I guess she needed to prove to him that she was over me by becoming hostile because I for the life of me can’t explain what else could be the reason for her becoming so angry and refusing to follow the custody agreement anymore.
Because of my job at the time she had primary custody but I was supposed to get every other weekend and summers while we alternated Holidays. I had to take my ex to court twice and was just grateful that law was on my side and wouldn’t allow Jane to feed Marry lies about me. I tried to be patient and forgiving in the beginning but eventually Jane pushed me too far and now I just handle her with cold aloofness and documenting as much as I can when interacting with her.

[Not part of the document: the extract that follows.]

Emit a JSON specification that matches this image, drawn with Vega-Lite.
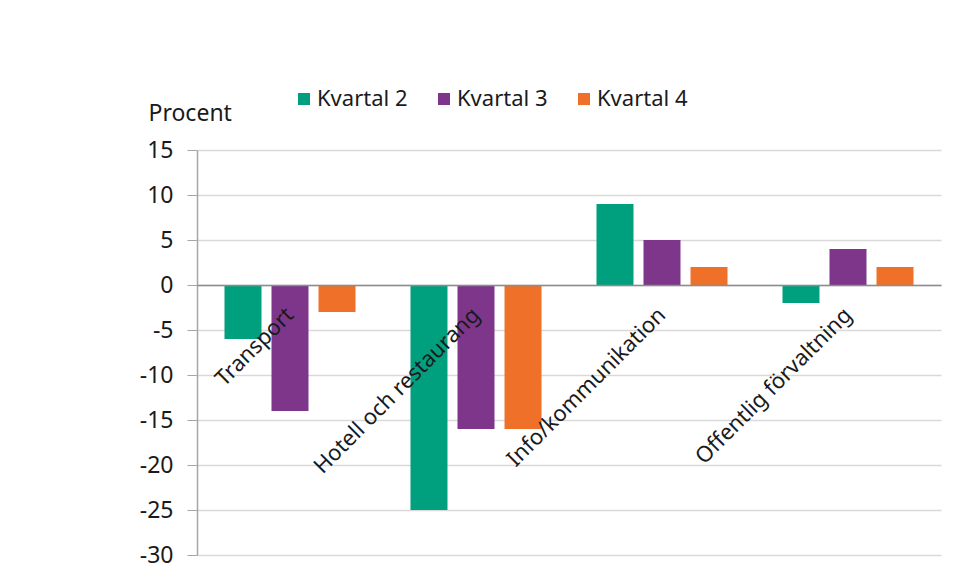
{
  "$schema": "https://vega.github.io/schema/vega-lite/v6.json",
  "width": 744,
  "height": 405,
  "autosize": {"type": "none"},
  "padding": {"left": 197, "top": 150, "right": 18, "bottom": 21},
  "background": "#ffffff",
  "config": {
    "font": "Noto Sans",
    "view": {"stroke": null},
    "axis": {"labelColor": "#1a1a1a", "titleColor": "#1a1a1a"}
  },
  "data": {
    "values": [
      {"kategori": "Transport", "kvartal": "Kvartal 2", "varde": -6},
      {"kategori": "Transport", "kvartal": "Kvartal 3", "varde": -14},
      {"kategori": "Transport", "kvartal": "Kvartal 4", "varde": -3},
      {"kategori": "Hotell och restaurang", "kvartal": "Kvartal 2", "varde": -25},
      {"kategori": "Hotell och restaurang", "kvartal": "Kvartal 3", "varde": -16},
      {"kategori": "Hotell och restaurang", "kvartal": "Kvartal 4", "varde": -16},
      {"kategori": "Info/kommunikation", "kvartal": "Kvartal 2", "varde": 9},
      {"kategori": "Info/kommunikation", "kvartal": "Kvartal 3", "varde": 5},
      {"kategori": "Info/kommunikation", "kvartal": "Kvartal 4", "varde": 2},
      {"kategori": "Offentlig förvaltning", "kvartal": "Kvartal 2", "varde": -2},
      {"kategori": "Offentlig förvaltning", "kvartal": "Kvartal 3", "varde": 4},
      {"kategori": "Offentlig förvaltning", "kvartal": "Kvartal 4", "varde": 2}
    ]
  },
  "mark": {"type": "bar"},
  "encoding": {
    "x": {
      "field": "kategori",
      "type": "nominal",
      "sort": ["Transport", "Hotell och restaurang", "Info/kommunikation", "Offentlig förvaltning"],
      "scale": {"paddingInner": 0.242, "paddingOuter": 0.121},
      "axis": {
        "title": null,
        "orient": "bottom",
        "offset": -270,
        "labelAngle": -45,
        "labelAlign": "right",
        "labelBaseline": "middle",
        "labelPadding": 26,
        "labelFontSize": 22,
        "labelLimit": 0,
        "ticks": false,
        "grid": false,
        "domainColor": "#8c8c8c",
        "domainWidth": 1.5,
        "zindex": 1
      }
    },
    "xOffset": {
      "field": "kvartal",
      "type": "nominal",
      "scale": {"paddingInner": 0.213, "paddingOuter": 0.106}
    },
    "y": {
      "field": "varde",
      "type": "quantitative",
      "scale": {"domain": [-30, 15], "nice": false, "zero": false},
      "axis": {
        "title": "Procent",
        "titleAngle": 0,
        "titleAlign": "left",
        "titleBaseline": "alphabetic",
        "titleX": -49,
        "titleY": -30,
        "titleFontSize": 23,
        "titleFontWeight": "normal",
        "values": [-30, -25, -20, -15, -10, -5, 0, 5, 10, 15],
        "labelExpr": "toString(datum.value)",
        "labelFontSize": 23,
        "labelPadding": 14,
        "tickSize": 10,
        "tickColor": "#a6a6a6",
        "domainColor": "#a6a6a6",
        "domainWidth": 1.5,
        "gridColor": "#d9d9d9",
        "gridWidth": 1.5
      }
    },
    "color": {
      "field": "kvartal",
      "type": "nominal",
      "scale": {
        "domain": ["Kvartal 2", "Kvartal 3", "Kvartal 4"],
        "range": ["#00A07F", "#7D368A", "#EE7029"]
      },
      "legend": {
        "title": null,
        "orient": "none",
        "direction": "horizontal",
        "legendX": 96,
        "legendY": -62,
        "padding": 0,
        "symbolType": "square",
        "symbolSize": 144,
        "symbolStrokeWidth": 0,
        "labelFontSize": 22,
        "labelColor": "#1a1a1a",
        "labelOffset": 2,
        "columnPadding": 25
      }
    }
  }
}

During the pandemic Tom and Jane lost their respective jobs and were in danger of loosing the house. Jane took me to court for more child support which I wasn’t going to fight but was mad when she didn’t get as much as she wanted. After the decree I started getting suspicious because Jane and I have equal access to Marry’s uni savings fund so I decided to add-in special protections and alerts. I’m the primary on the account and Jane was needed my approval for withdrawal.
Unfortunately my suspicions were confirmed and I received a call from the bank about an attempt to take out $10,000. It was Jane, and I was pissed. So pissed that I went to Jane’s place and yelled and cursed at her.
Marry didn’t hear everything but she did learn about what her mom tried to do. Marry is now upset and acting out and when Jane tries to discipline her Marry counters that she’ll just live with me and lose the child support Jane and Tom desperately need.
Jane is now asking me to help her put up a “united front” but after what she did I’m not looking into doing her any favors.
Should I just follow my gut feeling and listen to my daughter instead of helping that ungrateful woman.